On Monday, fast-fashion retailer Shein launched its resale program “Shein Exchange.”
The online-only (and app-supported) peer-to-peer resale program facilitates the sale and purchase of secondhand Shein products. The pilot program (powered by service provider Treet) is available in the U.S. to start as part of the company’s broader circularity commitments.
“The goal of Shein Exchange is to make resale just as easy and convenient as buying something brand new, while also igniting a cultural movement of circularity within our own Shein community,” Adam Whinston, global head of ESG at Shein, said in a statement. “We’re calling on our community to mobilize and keep previously owned clothing in circulation for as long as possible. By harnessing the reach and the influence of our growing community, we believe that shopping resale can become the new normal in our industry.”
Shein Exchange is only available in the U.S., though there are plans to expand to other global markets next year. The program is powered by Treet, a resale service provider that manages resale programs for a number of fashion brands including recently Dôen. Like other Treet programs, shoppers get credits or cash back for purchases. Shein past order history is built into the program so shoppers can easily list items for resale. Once an item sells, Shein sends a prepaid shipping label to the seller.
The fast-fashion company said it aims to promote “mindful consumption” among its customers, ultimately extending the life of as many items as possible with Shein Exchange.
Shein maintains that only 1 percent (or one in 100) of Shein customers are only wearing their Shein pieces once, per insights from a 15,000-person survey of Shein customers. The company also said its customers engage in circular habits (with about 16 percent engaging in peer-to-peer resale with Shein products) despite the alleged quality indifference of fast-fashion goods.

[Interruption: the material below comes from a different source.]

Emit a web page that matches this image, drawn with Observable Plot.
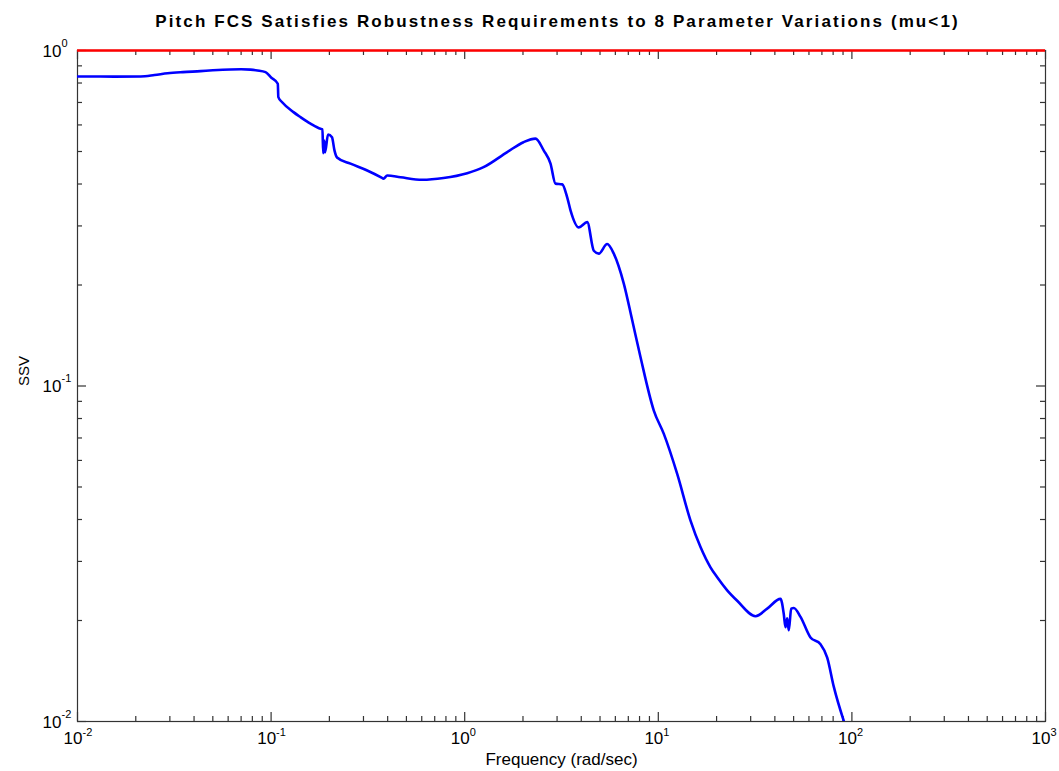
<!DOCTYPE html>
<html>
<head>
<meta charset="utf-8">
<script src="https://cdn.jsdelivr.net/npm/d3@7"></script>
<script src="https://cdn.jsdelivr.net/npm/@observablehq/plot@0.6"></script>
<style>
  html, body { margin: 0; padding: 0; background: #fff; }
  #chart svg { display: block; }
</style>
</head>
<body>
<div id="chart"></div>
<script>
// ---- Data ----
const frequency = [
  0.01, 0.0155, 0.0212, 0.0250, 0.0292, 0.0350, 0.0432, 0.0500, 0.0617, 0.0700,
  0.0783, 0.0850, 0.0936, 0.1000,
  0.1083, 0.1090, 0.1141, 0.1305, 0.1418, 0.1598, 0.1800, 0.1842, 0.1858, 0.1882,
  0.1900, 0.1968, 0.2063, 0.2126, 0.2190, 0.2571, 0.3136, 0.3720, 0.3807, 0.3979,
  0.4661, 0.6033, 0.7773, 1.030, 1.251, 1.658, 2.012, 2.321, 2.563, 2.775,
  2.944, 3.189, 3.384, 3.520, 3.885, 4.293, 4.644, 4.928, 5.445, 5.890,
  6.634, 7.333, 8.09, 9.48, 10.68, 12.52, 14.67, 16.52, 18.60, 20.15,
  22.69, 25.56, 31.77, 36.52, 42.78, 44.48, 45.39, 46.32, 47.21, 48.58,
  50.11, 54.27, 61.11, 68.84, 74.56, 80.6, 91.5
];
const ssv = [
  0.837, 0.836, 0.837, 0.845, 0.855, 0.862, 0.868, 0.873, 0.878, 0.879,
  0.877, 0.872, 0.862, 0.831,
  0.796, 0.726, 0.701, 0.655, 0.633, 0.605, 0.584, 0.582, 0.494, 0.539,
  0.497, 0.562, 0.551, 0.503, 0.480, 0.460, 0.439, 0.418, 0.415, 0.424,
  0.419, 0.412, 0.417, 0.431, 0.449, 0.498, 0.533, 0.546, 0.503, 0.460,
  0.401, 0.399, 0.365, 0.334, 0.297, 0.308, 0.253, 0.248, 0.265, 0.248,
  0.202, 0.157, 0.122, 0.0845, 0.0720, 0.0547, 0.0397, 0.0331, 0.0288, 0.0269,
  0.0246, 0.0229, 0.0206, 0.0217, 0.0232, 0.0209, 0.0191, 0.0203, 0.0187, 0.0217,
  0.0218, 0.0205, 0.0178, 0.0170, 0.0155, 0.0127, 0.0099
];
const muLimit = [1];
const xDecades = [0.01, 0.1, 1, 10, 100, 1000];
const xExponents = ["-2", "-1", "0", "1", "2", "3"];
const yDecades = [0.01, 0.1, 1];
const yExponents = ["-2", "-1", "0"];
const titleText = "Pitch FCS Satisfies Robustness Requirements to 8 Parameter Variations (mu<1)";
const xLabelText = "Frequency (rad/sec)";
const yLabelText = "SSV";

// ---- Build ----
const curve = frequency.map((f, i) => ({f, v: ssv[i]}));
const minorOf = (decades) => decades.slice(0, -1).flatMap(d => [2,3,4,5,6,7,8,9].map(m => m * d));
const xMinor = minorOf(xDecades);
const yMinor = minorOf(yDecades);

const W = 1059, H = 771, mL = 77, mR = 14, mT = 50, mB = 50;
const pw = W - mL - mR, ph = H - mT - mB;
const majorLen = 9, minorLen = 5;
const axisColor = "#333";
const font = "'Liberation Sans', Arial, Helvetica, sans-serif";

const chart = Plot.plot({
  width: W, height: H,
  marginLeft: mL, marginRight: mR, marginTop: mT, marginBottom: mB,
  x: {type: "log", domain: [0.01, 1000], axis: null},
  y: {type: "log", domain: [0.01, 1], axis: null},
  style: {fontFamily: font, background: "#fff", color: "#000"},
  marks: [
    Plot.frame({stroke: axisColor, strokeWidth: 1.2}),
    // bottom & top ticks
    Plot.tickX(xDecades, {x: d => d, stroke: axisColor, strokeWidth: 1.2, insetTop: ph - majorLen}),
    Plot.tickX(xMinor, {x: d => d, stroke: axisColor, strokeWidth: 1.2, insetTop: ph - minorLen}),
    Plot.tickX(xDecades, {x: d => d, stroke: axisColor, strokeWidth: 1.2, insetBottom: ph - majorLen}),
    Plot.tickX(xMinor, {x: d => d, stroke: axisColor, strokeWidth: 1.2, insetBottom: ph - minorLen}),
    // left & right ticks
    Plot.tickY(yDecades, {y: d => d, stroke: axisColor, strokeWidth: 1.2, insetRight: pw - majorLen}),
    Plot.tickY(yMinor, {y: d => d, stroke: axisColor, strokeWidth: 1.2, insetRight: pw - minorLen}),
    Plot.tickY(yDecades, {y: d => d, stroke: axisColor, strokeWidth: 1.2, insetLeft: pw - majorLen}),
    Plot.tickY(yMinor, {y: d => d, stroke: axisColor, strokeWidth: 1.2, insetLeft: pw - minorLen}),
    // limit line and SSV curve
    Plot.ruleY(muLimit, {y: d => d, stroke: "#ff0000", strokeWidth: 2.6}),
    Plot.lineY(curve, {x: "f", y: "v", stroke: "#0000ff", strokeWidth: 2.6, curve: "monotone-x", clip: true}),
    // x tick labels
    Plot.text(xDecades, {x: d => d, text: () => "10", frameAnchor: "bottom", textAnchor: "end",
      lineAnchor: "bottom", dx: 5, dy: 22, fontSize: 17, fill: "#000"}),
    Plot.text(xDecades, {x: d => d, text: (d, i) => xExponents[i], frameAnchor: "bottom", textAnchor: "start",
      lineAnchor: "bottom", dx: 5, dy: 14, fontSize: 11, fill: "#000"}),
    // y tick labels
    Plot.text(yDecades, {y: d => d, text: () => "10", frameAnchor: "left", textAnchor: "end",
      lineAnchor: "bottom", dx: -16, dy: 6, fontSize: 17, fill: "#000"}),
    Plot.text(yDecades, {y: d => d, text: (d, i) => yExponents[i], frameAnchor: "left", textAnchor: "start",
      lineAnchor: "bottom", dx: -16, dy: -4, fontSize: 11, fill: "#000"}),
    // title and axis labels
    Plot.text([titleText], {text: d => d, frameAnchor: "top", lineAnchor: "bottom", dy: -24, dx: -4,
      fontSize: 17, fontWeight: "bold", fill: "#000"}),
    Plot.text([xLabelText], {text: d => d, frameAnchor: "bottom", lineAnchor: "bottom", dy: 43,
      fontSize: 17, fill: "#000"}),
    Plot.text([yLabelText], {text: d => d, frameAnchor: "left", lineAnchor: "bottom", rotate: -90,
      dx: -49, fontSize: 15, fill: "#000"})
  ]
});
// widen the title's letter spacing to match the reference's wide bitmap font
d3.select(chart).selectAll("text")
  .filter(function () { return this.textContent === titleText; })
  .style("letter-spacing", "2.1px");
document.getElementById("chart").appendChild(chart);
</script>
</body>
</html>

All things considered, Shein global sales are on track to exceed $30 billion this year, (though analyst insights forecasted a modest $20 billion). In November, a Public Eye report raised claim of adverse working conditions in Shein’s supply chain including 75-hour workweeks in some of its contracted factories. And researchers also uncovered the prevalence of PFAs, or “forever” polyfluoroalkyl substances, in the brand’s clothes as with other fast fashion goods. The company publicly addressed the controversies in the past but progress is still underway. Just last week, Shein parent company Zoetop was fined $1.9 million for data and security breaches by New York state to which it is complying.
“At Shein, we believe that it is our responsibility to build a future of fashion that is equitable for all, while also accelerating solutions to reduce textile waste,” Whinston reiterated.